Mr JB Neales, Government Auctioneer, succeeded Mr Richardson as auctioneer when he went to the Exchange corner.  When I was in the auction rooms Mr Frederic Wicksteed, at one time a well-known accountant in Adelaide, and Mr George Debney did the clerical work, and Mr Henry Heard was warehouseman.  Mr TC Bray commenced business as a boot and shoemaker, and by industry and business tact his progress in its ratio was like one in geometrical progression.  From there he carried on a thriving trade at the second door eastward from Rosina-street.  As the years rolled by there was a family of two sons and two daughters, and I remember Mr Bray taking his two sons to England to complete their education, after beginning at St Peter’s.  The journeymen shoemakers of that time considered they had a grievance in having to compete with imported goods, so they combined and set up business on their own account, and had the best work of colonial manufacture displayed in their window, the principal attraction being a caricature by Opie, the scenic painter, which in its conception and execution was first class.  While looking at the picture one day one of the men came outside, and a man standing near me asked what it was all about, and he replied, The devil among the shoemakers.  In Mr Bray’s shop in Rosina-street, on calico, were the words, Competition prevents imposition, apparently as a counterblast to the caricature.

My father, besides doing his own work, helped to fill up Mr Bray’s shelves with colonial work for many years, and the process of clearing them went on by sending the shoes in quantity to the different stations.

My father worked at his trade of shoemaking for one Mr Draper soon after his arrival, while residing in Emigration-square, for 10/- per day.  I do not know what cash he received, but I know that he took a pair of boot trees as payment for £5.  In the second half of 1838 my father left his trade, and with some others opened a quarry near the foot of the hills, at the First Creek, and as a working partner with the following gentlemen: Mr CB Newenham, Sheriff; Mr Nixon, Surveyor; Mr John Gleeson, and the Hon BT Finniss.  The working partners were Wm Pedler, John Bankhead, Thomas Richards and Wm Hamlyn.
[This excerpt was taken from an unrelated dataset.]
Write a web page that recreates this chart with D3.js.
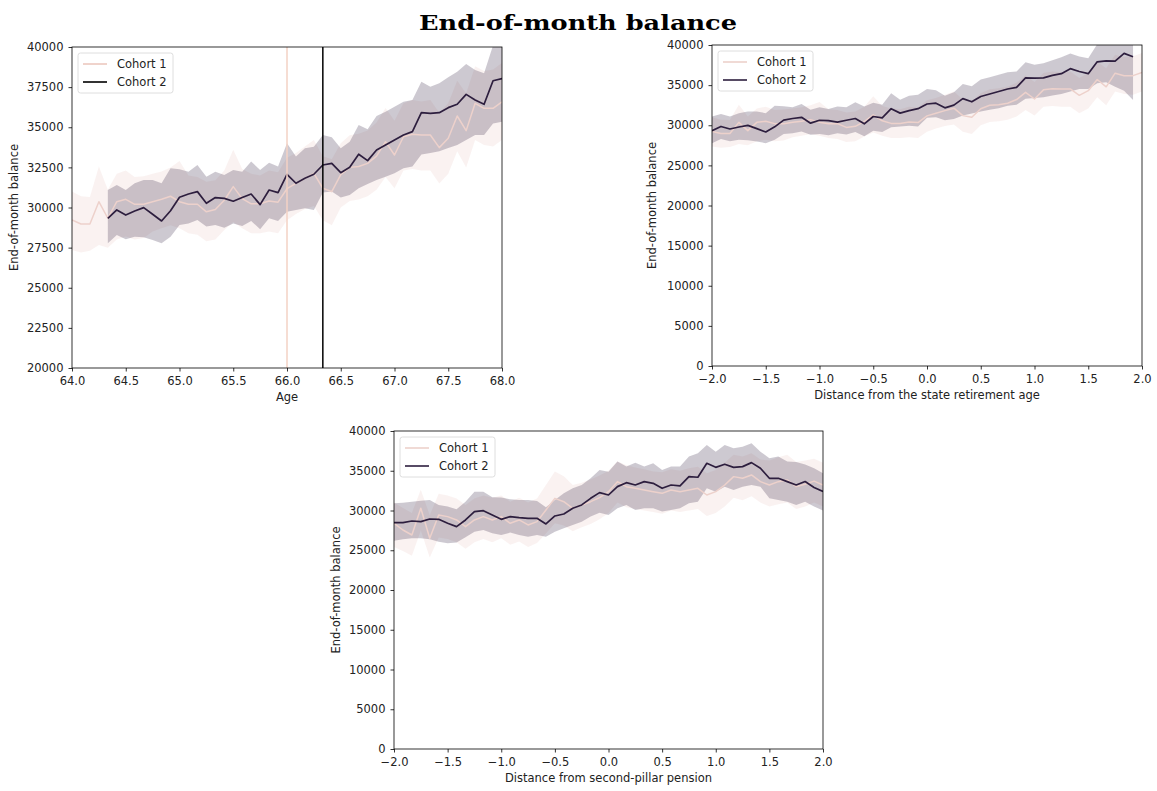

They discovered good slate on the surface, with well-defined lines of lamination, but on working it it became solidified.  Mr Gordon, the architect for the leading contractors of the day, said it was good for hones for sharpening plane irons and carpenters’ tools generally.  My father made a great mistake in leaving his trade to work at the quarry, and after some time returned to his own trade; but the best work had then passed into other hands.  I might here mention that my father made the slippers in which Mr John Hallett danced at Mr John Morphett’s wedding.

I used to see small flocks of wild turkeys west of Adelaide, and the large gum-trees in the Park Lands swarmed with paroquets and rosella parrots, and the crested cockatoos when they alighted would cover the top of a gum tree.

I remember once a native woman saying to some of the arrivals, You go to England, that your country; this our country.